A few excerpts from Jim Wallis' recent post.
Let’s Get Theological on Health Care and Warfare
"The tax cuts that George Bush pushed through the Congress overwhelming benefited the richest people in America....But many Americans haven’t really calculated that the cost of those tax cuts for the rich was literally twice what health care reform is projected to cost. Twice. Yet, there was not even a mention from Republicans, then or now, about the fiscal cost of such enormous tax cuts for the wealthiest people in America...How does that square with the biblical emphasis on the priority of the poor? There is simply no way to justify the habitual behavior of the current Republican party’s clear preference for the rich over everybody else."
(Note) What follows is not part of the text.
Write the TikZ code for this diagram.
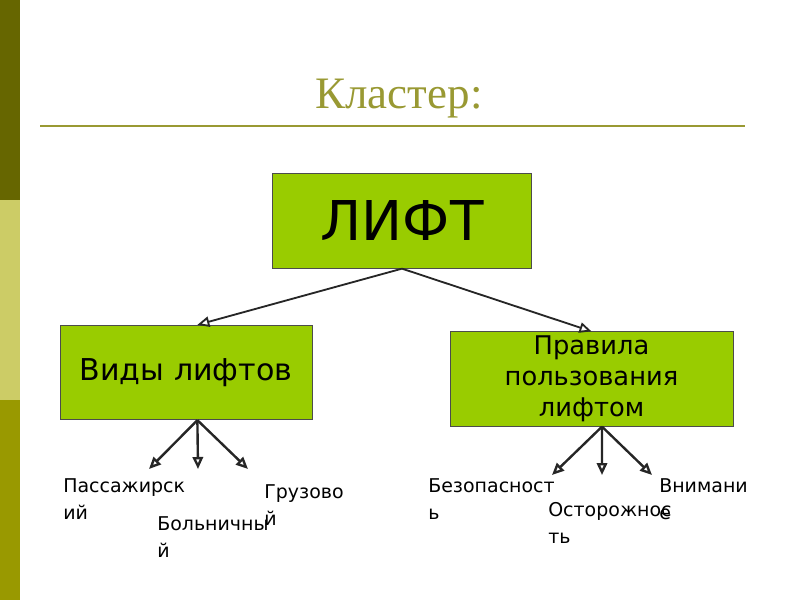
\documentclass[tikz,border=0pt]{standalone}
\usepackage{fontspec}
\setmainfont{DejaVu Sans}
\newfontfamily\fuentetitulo{Liberation Serif}
\usetikzlibrary{arrows.meta,calc}
\definecolor{OlivaOscuro}{RGB}{102,102,0}
\definecolor{OlivaClaro}{RGB}{204,204,102}
\definecolor{OlivaMedio}{RGB}{153,153,0}
\definecolor{OlivaTitulo}{RGB}{153,153,51}
\definecolor{VerdeLima}{RGB}{153,204,0}
\tikzset{
  cajabox/.style={draw=black!70, line width=0.6pt, fill=VerdeLima,
    align=center, minimum width=#1, minimum height=2.36cm, inner sep=3pt},
  cajabox/.default=6.3cm,
  ramaarr/.style={-{Triangle[open, length=3mm, width=2.6mm]}, line width=1.3pt, black!85},
  hojaarr/.style={-{Triangle[open, length=3mm, width=2.6mm]}, line width=1.7pt, black!85},
  % ---- etiquetas de las hojas del cluster ----
  hojatext/.style={anchor=base west, align=left, inner sep=0pt,
    font=\fontsize{13.5}{18.5}\selectfont},
}

\begin{document}
\begin{tikzpicture}[x=0.025cm, y=-0.025cm]
    \useasboundingbox (0,0) rectangle (800,600);
    \fill[OlivaOscuro] (0,0) rectangle (20,200);
    \fill[OlivaClaro] (0,200) rectangle (20,400);
    \fill[OlivaMedio] (0,400) rectangle (20,600);

    \node[anchor=base, text=OlivaTitulo, font=\fuentetitulo\fontsize{32}{36}\selectfont]
      (titulo) at (399,108) {Кластер:};
    \draw[OlivaTitulo, line width=1.4pt] (40,126) -- (745,126);

    \node[cajabox=6.475cm, font=\fontsize{39}{44}\selectfont] (lift) at (402,221) {ЛИФТ};
    \node[cajabox=6.3cm, font=\fontsize{21.4}{26}\selectfont] (vidos) at (186,372.5) {Виды лифтов};
    \node[cajabox=7.075cm, font=\fontsize{18.3}{22}\selectfont] (reglas) at (591.5,379)
      {Правила\\ пользования\\ лифтом};
    \draw[ramaarr] (lift.south) -- ($(vidos.north west)!0.545!(vidos.north east)$);
    \draw[ramaarr] (lift.south) -- (reglas.north);

    \coordinate (v0) at ($(vidos.south west)!0.545!(vidos.south east)$);
    \coordinate (v1) at (149,469);
    \coordinate (v2) at (198,469);
    \coordinate (v3) at (248,469);
    \foreach \k in {1,2,3} \draw[hojaarr] (v0) -- (v\k);

    \coordinate (r0) at ($(reglas.south west)!0.537!(reglas.south east)$);
    \coordinate (r1) at (552,475);
    \coordinate (r2) at (602,475);
    \coordinate (r3) at (652,475);
    \foreach \k in {1,2,3} \draw[hojaarr] (r0) -- (r\k);

    \node[hojatext] (pasaj) at (63,519) {Пассажирск\\ий};
    \node[hojatext] (bolni) at (157,557) {Больничны\\й};
    \node[hojatext] (gruz) at (264,525) {Грузово\\й};
    \node[hojatext] (bezop) at (428,519) {Безопасност\\ь};
    \node[hojatext] (ostor) at (548,543) {Осторожнос\\ть};
    \node[hojatext] (vnim) at (659,519) {Внимани\\е};
\end{tikzpicture}
\end{document}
"The largest single government discretionary expense is for the military, for fighting wars. Military spending is also, historically, the most wasteful form of government spending with cost overruns, fiscal abuse, political corruption, and shameful pork barrel interests all standard operating procedures. So why is there a continual refusal from Republicans to apply their concerns about waste, fraud, and abuse about government expenditures to those expenditures? How does that square with the biblical call to peacemaking and the Christian doctrine that is, at least, suspicious of war as the answer to the problems of human conflict, which should either be outright rejected or very reluctantly accepted as an absolute last resort. There is simply no possible biblical mandate for giving the military a blank check as the current Republicans almost always do now."
"Certainly, there are different and legitimate points of view among Christians and others about how best to fix the broken health care system, and there is no theological mandate supporting only one set of policy options. But the Republican alternative ideas for health care reform would cover only three million more people, unlike the President’s plan which covers ten times that many—30 million people. Again, how is that justifiable from a Christian perspective?"
"But the Republicans are not being truthful here. They are not really against government spending and for fiscal responsibility. They simply think the government should in its tax, spending, and regulatory policies do all it can to benefit the rich, over low- and middle-income people, and to uncritically support the business of war. Again, there is just no way to theologically defend that commitment. Sorry. I am making that as a theological statement and not just as a politically partisan one. Anyone care to provide a theological foundation for the Republican policy preferences for the rich and for war? I would really like to see it."